Entries shown

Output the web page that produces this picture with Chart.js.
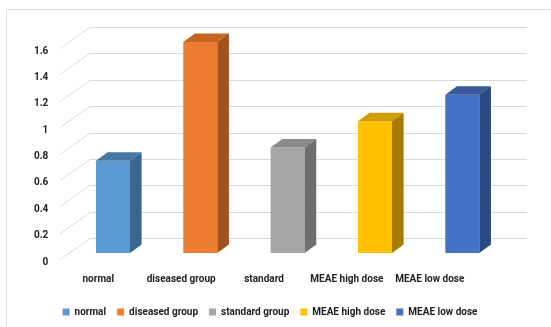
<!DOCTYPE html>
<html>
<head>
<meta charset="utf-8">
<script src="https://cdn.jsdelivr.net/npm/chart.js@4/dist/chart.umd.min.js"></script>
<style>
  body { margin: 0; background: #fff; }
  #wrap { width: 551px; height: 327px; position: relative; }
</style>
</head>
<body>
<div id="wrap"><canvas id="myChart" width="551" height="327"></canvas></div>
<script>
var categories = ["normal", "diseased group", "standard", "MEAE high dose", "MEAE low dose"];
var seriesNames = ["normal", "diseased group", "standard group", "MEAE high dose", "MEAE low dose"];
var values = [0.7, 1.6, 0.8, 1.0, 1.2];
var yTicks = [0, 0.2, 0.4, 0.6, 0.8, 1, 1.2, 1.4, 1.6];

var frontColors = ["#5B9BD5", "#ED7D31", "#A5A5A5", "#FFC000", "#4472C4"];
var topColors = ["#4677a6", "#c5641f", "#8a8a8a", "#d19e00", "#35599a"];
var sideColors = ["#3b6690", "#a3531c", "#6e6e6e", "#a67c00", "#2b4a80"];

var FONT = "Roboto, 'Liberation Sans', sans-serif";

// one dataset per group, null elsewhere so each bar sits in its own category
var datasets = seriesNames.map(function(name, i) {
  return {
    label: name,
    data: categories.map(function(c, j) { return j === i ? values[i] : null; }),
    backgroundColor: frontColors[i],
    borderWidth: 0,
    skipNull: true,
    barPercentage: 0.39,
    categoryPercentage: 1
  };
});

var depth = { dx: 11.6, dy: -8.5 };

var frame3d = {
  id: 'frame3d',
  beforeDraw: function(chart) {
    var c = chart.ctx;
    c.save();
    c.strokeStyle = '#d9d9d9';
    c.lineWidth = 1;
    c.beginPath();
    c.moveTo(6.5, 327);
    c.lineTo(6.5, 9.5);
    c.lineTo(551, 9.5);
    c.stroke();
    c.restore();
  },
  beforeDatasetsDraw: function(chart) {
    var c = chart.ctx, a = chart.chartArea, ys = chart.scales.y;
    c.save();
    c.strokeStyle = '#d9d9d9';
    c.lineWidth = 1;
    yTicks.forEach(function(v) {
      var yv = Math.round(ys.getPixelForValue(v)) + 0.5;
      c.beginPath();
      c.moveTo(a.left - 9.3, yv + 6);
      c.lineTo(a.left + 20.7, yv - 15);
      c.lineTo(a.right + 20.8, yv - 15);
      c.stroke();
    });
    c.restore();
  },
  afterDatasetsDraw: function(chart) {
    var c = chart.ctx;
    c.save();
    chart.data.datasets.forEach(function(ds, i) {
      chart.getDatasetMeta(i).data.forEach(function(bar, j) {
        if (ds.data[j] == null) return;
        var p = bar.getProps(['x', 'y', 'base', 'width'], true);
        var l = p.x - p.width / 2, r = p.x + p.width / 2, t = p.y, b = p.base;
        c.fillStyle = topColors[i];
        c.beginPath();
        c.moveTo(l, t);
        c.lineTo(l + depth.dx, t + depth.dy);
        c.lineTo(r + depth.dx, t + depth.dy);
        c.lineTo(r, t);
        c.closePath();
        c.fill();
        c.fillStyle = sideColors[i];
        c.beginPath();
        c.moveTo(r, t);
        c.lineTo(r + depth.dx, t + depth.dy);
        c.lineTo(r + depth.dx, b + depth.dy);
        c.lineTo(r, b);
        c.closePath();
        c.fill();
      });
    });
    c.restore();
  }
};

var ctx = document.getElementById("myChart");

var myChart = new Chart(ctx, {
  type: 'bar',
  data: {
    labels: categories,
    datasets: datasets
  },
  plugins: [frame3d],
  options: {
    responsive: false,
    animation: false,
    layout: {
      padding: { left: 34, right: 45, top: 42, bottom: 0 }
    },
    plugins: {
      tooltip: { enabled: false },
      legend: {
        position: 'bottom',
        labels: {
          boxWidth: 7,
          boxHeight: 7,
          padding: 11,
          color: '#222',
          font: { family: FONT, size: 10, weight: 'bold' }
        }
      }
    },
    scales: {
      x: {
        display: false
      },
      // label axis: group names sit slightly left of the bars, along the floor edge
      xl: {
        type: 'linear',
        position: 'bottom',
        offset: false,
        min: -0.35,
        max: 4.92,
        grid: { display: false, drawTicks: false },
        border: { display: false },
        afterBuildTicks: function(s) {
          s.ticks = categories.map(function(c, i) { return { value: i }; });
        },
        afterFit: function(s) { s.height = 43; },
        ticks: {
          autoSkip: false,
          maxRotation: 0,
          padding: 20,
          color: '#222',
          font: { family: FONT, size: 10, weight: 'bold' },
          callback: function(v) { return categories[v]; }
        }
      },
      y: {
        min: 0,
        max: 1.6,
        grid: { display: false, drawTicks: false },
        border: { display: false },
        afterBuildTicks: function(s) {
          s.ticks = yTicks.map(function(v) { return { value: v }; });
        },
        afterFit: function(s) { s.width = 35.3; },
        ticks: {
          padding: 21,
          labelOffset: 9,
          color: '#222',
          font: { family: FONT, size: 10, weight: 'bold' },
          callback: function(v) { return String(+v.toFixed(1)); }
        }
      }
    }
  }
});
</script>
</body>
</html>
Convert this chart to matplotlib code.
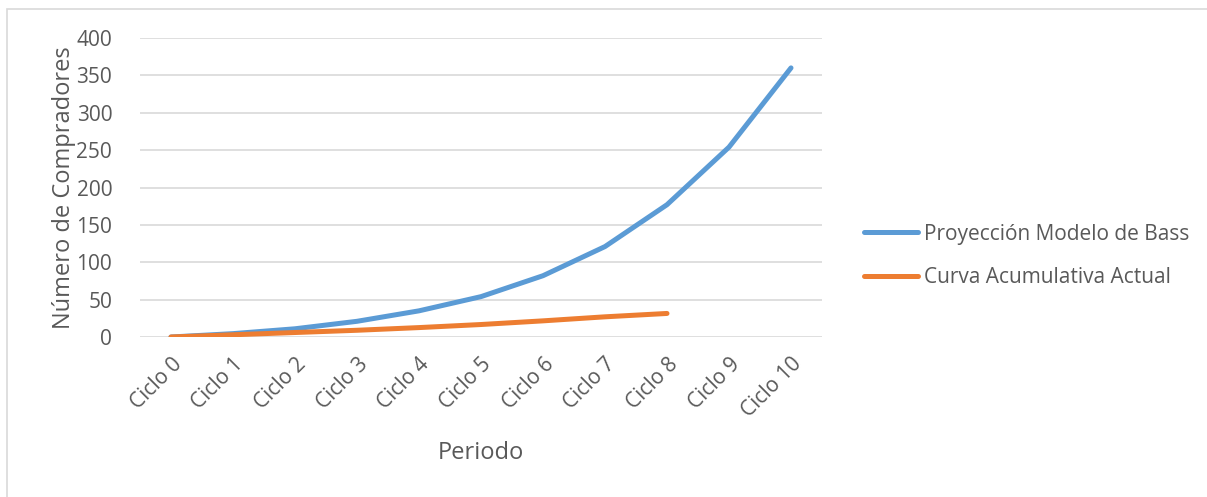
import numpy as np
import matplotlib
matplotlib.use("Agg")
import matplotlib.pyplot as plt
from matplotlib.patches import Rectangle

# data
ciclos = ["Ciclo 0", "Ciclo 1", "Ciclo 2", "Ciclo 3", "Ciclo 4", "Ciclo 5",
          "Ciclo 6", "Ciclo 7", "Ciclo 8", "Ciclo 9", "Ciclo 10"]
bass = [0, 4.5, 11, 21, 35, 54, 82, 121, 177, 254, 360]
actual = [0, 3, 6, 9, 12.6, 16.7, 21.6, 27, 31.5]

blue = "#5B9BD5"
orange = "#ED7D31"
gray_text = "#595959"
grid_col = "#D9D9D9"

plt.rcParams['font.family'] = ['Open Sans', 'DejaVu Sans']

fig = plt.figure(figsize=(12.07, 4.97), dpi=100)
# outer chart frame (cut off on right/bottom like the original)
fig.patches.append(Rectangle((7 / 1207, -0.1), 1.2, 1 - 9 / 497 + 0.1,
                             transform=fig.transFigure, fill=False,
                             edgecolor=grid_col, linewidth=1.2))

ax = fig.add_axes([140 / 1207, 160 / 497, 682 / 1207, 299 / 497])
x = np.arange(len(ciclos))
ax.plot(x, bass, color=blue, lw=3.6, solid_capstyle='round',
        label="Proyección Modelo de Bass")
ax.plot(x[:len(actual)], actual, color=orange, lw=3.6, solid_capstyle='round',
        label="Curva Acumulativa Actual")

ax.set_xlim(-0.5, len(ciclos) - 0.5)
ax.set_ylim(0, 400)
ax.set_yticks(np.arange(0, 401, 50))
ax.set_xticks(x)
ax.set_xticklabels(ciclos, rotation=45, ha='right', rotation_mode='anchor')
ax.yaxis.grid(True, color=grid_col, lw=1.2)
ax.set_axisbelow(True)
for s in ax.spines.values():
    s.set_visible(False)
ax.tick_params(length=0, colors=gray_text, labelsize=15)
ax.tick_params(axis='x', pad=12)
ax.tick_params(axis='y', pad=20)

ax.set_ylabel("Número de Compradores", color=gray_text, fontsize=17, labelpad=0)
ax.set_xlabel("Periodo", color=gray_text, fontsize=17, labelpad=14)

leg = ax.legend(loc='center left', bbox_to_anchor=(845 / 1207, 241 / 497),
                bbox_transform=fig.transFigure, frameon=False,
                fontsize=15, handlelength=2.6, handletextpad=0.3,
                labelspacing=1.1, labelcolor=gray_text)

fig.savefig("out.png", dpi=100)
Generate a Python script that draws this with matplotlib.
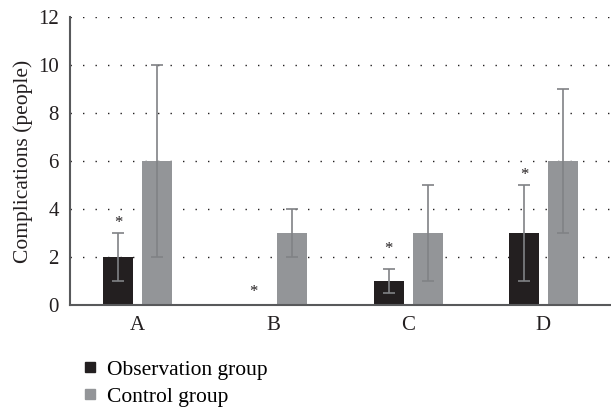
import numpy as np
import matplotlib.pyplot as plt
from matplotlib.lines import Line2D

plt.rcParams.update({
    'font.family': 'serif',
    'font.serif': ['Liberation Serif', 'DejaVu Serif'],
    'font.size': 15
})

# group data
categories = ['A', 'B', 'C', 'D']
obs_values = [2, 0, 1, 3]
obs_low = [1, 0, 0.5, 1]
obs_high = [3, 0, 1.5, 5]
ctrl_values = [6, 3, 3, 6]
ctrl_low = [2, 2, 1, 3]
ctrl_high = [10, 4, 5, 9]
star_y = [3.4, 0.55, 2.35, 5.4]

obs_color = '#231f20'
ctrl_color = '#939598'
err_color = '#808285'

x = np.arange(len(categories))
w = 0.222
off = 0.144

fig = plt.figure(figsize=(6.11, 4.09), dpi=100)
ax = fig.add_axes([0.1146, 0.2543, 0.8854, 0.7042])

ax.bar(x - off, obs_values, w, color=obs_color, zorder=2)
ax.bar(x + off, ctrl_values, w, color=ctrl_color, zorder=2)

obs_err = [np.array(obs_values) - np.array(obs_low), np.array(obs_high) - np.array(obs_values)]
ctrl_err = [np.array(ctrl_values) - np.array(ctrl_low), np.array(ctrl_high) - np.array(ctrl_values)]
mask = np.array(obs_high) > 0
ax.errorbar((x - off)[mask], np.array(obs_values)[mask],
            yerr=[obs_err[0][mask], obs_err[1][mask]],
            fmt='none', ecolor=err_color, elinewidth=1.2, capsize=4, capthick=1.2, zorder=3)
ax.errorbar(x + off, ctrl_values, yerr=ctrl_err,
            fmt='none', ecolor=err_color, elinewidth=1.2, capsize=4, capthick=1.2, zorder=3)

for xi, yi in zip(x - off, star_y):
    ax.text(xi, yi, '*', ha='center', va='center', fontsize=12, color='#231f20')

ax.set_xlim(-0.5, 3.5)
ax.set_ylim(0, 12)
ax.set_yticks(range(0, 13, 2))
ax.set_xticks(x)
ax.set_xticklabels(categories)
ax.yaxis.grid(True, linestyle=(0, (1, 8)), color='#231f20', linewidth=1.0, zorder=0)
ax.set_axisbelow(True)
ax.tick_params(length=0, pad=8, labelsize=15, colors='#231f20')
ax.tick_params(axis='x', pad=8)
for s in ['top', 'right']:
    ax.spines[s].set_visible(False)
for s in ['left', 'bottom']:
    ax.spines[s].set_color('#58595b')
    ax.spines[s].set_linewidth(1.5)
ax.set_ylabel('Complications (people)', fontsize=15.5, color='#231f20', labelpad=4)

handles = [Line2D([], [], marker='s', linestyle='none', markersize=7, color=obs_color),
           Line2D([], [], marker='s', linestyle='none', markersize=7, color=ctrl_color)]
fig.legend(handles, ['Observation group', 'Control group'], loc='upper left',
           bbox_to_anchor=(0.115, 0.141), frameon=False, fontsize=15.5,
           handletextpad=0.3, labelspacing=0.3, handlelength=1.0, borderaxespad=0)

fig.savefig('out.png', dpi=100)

To be done
Without any pictures, set down the lines from the one holding "Generate a Python" through the one holding "va='center', fontsize=12, color='#231f20')".

Answer to this task
Generate a Python script that draws this with matplotlib.
import numpy as np
import matplotlib.pyplot as plt
from matplotlib.lines import Line2D

plt.rcParams.update({
    'font.family': 'serif',
    'font.serif': ['Liberation Serif', 'DejaVu Serif'],
    'font.size': 15
})

# group data
categories = ['A', 'B', 'C', 'D']
obs_values = [2, 0, 1, 3]
obs_low = [1, 0, 0.5, 1]
obs_high = [3, 0, 1.5, 5]
ctrl_values = [6, 3, 3, 6]
ctrl_low = [2, 2, 1, 3]
ctrl_high = [10, 4, 5, 9]
star_y = [3.4, 0.55, 2.35, 5.4]

obs_color = '#231f20'
ctrl_color = '#939598'
err_color = '#808285'

x = np.arange(len(categories))
w = 0.222
off = 0.144

fig = plt.figure(figsize=(6.11, 4.09), dpi=100)
ax = fig.add_axes([0.1146, 0.2543, 0.8854, 0.7042])

ax.bar(x - off, obs_values, w, color=obs_color, zorder=2)
ax.bar(x + off, ctrl_values, w, color=ctrl_color, zorder=2)

obs_err = [np.array(obs_values) - np.array(obs_low), np.array(obs_high) - np.array(obs_values)]
ctrl_err = [np.array(ctrl_values) - np.array(ctrl_low), np.array(ctrl_high) - np.array(ctrl_values)]
mask = np.array(obs_high) > 0
ax.errorbar((x - off)[mask], np.array(obs_values)[mask],
            yerr=[obs_err[0][mask], obs_err[1][mask]],
            fmt='none', ecolor=err_color, elinewidth=1.2, capsize=4, capthick=1.2, zorder=3)
ax.errorbar(x + off, ctrl_values, yerr=ctrl_err,
            fmt='none', ecolor=err_color, elinewidth=1.2, capsize=4, capthick=1.2, zorder=3)

for xi, yi in zip(x - off, star_y):
    ax.text(xi, yi, '*', ha='center', va='center', fontsize=12, color='#231f20')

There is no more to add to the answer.